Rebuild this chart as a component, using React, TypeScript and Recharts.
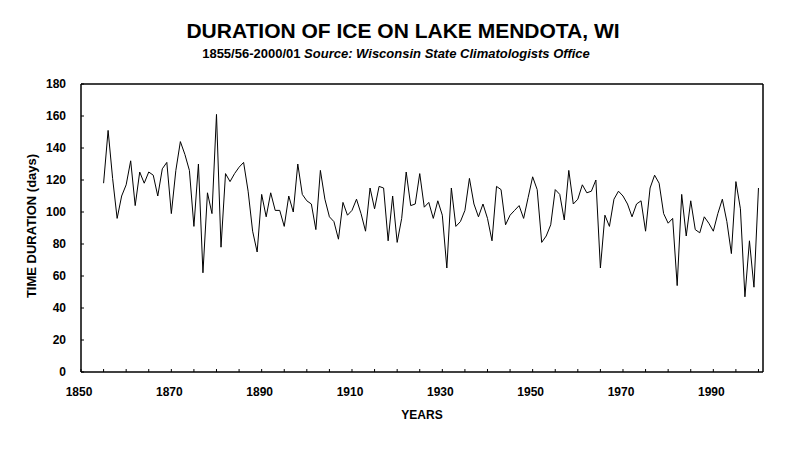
=-=-=
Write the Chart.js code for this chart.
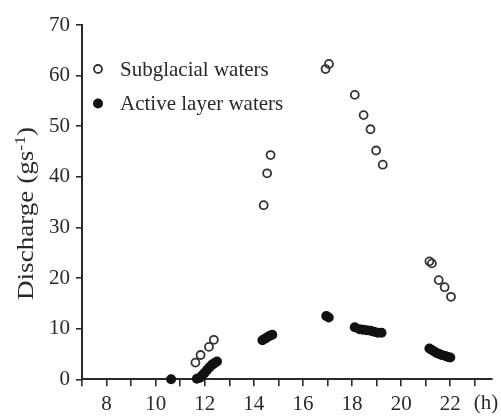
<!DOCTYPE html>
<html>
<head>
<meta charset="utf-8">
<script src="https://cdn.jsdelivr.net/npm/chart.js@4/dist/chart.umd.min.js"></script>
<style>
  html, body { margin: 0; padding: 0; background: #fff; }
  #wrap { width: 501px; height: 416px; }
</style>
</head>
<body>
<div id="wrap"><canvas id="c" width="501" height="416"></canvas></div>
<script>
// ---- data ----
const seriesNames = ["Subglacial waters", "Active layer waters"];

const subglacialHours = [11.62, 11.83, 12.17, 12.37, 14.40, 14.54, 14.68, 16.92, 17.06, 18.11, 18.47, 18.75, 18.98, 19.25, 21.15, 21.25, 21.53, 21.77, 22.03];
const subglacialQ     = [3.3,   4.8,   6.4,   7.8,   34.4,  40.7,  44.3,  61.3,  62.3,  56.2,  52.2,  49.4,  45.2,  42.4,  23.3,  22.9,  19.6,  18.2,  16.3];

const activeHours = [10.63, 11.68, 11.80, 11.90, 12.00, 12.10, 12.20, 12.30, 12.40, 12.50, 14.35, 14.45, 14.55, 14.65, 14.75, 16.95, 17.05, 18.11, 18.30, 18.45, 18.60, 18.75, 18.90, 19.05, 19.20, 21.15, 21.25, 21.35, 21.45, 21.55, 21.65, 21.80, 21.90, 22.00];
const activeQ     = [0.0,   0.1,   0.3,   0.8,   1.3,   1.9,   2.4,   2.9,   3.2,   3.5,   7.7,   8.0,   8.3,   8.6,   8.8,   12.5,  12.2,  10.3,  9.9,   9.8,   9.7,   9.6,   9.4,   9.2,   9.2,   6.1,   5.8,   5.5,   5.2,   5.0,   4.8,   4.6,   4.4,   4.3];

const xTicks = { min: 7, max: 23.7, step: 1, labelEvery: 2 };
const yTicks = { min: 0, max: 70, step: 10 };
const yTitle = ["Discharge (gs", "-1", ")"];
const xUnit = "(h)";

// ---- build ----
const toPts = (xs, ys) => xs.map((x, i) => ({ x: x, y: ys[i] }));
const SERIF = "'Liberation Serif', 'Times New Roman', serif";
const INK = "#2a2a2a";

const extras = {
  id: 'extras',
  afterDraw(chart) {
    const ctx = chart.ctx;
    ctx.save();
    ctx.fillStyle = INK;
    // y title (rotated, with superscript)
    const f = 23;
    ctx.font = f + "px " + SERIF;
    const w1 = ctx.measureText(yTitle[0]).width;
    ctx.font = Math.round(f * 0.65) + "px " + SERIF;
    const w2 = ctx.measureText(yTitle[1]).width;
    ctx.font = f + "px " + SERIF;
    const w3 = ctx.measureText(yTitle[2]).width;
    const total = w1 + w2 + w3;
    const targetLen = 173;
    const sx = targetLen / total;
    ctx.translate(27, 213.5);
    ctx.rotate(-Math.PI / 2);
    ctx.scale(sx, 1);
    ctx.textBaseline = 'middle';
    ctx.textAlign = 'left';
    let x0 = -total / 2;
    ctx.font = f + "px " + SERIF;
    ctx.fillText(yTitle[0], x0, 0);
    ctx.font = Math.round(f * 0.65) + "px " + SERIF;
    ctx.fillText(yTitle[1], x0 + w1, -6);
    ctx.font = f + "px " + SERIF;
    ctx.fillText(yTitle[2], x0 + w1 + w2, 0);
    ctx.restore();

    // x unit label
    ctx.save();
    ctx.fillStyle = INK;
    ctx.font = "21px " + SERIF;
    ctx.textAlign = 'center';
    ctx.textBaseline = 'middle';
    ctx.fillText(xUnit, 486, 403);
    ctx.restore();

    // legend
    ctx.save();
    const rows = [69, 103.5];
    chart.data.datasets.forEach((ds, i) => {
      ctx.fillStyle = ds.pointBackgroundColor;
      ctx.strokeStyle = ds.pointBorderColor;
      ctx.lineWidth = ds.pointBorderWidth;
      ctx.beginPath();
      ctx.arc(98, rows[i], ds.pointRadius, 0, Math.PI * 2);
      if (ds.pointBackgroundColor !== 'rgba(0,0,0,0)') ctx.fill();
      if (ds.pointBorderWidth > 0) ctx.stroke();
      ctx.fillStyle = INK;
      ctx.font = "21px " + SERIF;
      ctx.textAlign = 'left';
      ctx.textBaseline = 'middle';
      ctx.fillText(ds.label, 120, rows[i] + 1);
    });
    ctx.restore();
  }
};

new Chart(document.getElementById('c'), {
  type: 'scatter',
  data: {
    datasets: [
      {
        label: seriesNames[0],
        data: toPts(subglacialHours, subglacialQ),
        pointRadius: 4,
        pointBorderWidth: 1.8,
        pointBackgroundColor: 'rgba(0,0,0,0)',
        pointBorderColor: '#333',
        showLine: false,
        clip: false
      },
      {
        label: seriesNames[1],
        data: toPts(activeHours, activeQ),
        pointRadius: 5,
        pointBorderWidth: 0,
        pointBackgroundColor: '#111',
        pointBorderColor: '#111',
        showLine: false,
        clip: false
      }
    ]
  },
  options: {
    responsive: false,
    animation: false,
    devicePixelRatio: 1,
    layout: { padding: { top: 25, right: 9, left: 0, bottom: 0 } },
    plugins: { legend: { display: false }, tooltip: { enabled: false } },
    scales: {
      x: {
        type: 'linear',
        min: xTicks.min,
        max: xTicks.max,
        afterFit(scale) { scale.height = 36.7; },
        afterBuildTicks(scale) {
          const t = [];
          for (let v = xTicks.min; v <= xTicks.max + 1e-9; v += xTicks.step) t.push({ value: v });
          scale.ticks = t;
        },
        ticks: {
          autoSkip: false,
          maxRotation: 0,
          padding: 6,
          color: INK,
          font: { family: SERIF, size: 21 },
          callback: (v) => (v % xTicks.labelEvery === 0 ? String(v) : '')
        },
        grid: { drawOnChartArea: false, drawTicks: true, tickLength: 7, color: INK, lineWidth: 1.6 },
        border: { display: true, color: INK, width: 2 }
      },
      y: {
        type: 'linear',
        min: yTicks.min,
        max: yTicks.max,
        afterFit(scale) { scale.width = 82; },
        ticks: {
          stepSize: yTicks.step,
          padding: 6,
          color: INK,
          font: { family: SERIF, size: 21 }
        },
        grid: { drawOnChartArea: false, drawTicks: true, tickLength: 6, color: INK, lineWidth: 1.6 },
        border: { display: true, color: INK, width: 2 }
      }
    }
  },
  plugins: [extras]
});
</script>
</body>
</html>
=-=-=
**What to work on:** Look for the word "this" and return every line where it occurs.

**Answer to the exercise:**
Rebuild this chart as a component, using React, TypeScript and Recharts.
Write the Chart.js code for this chart.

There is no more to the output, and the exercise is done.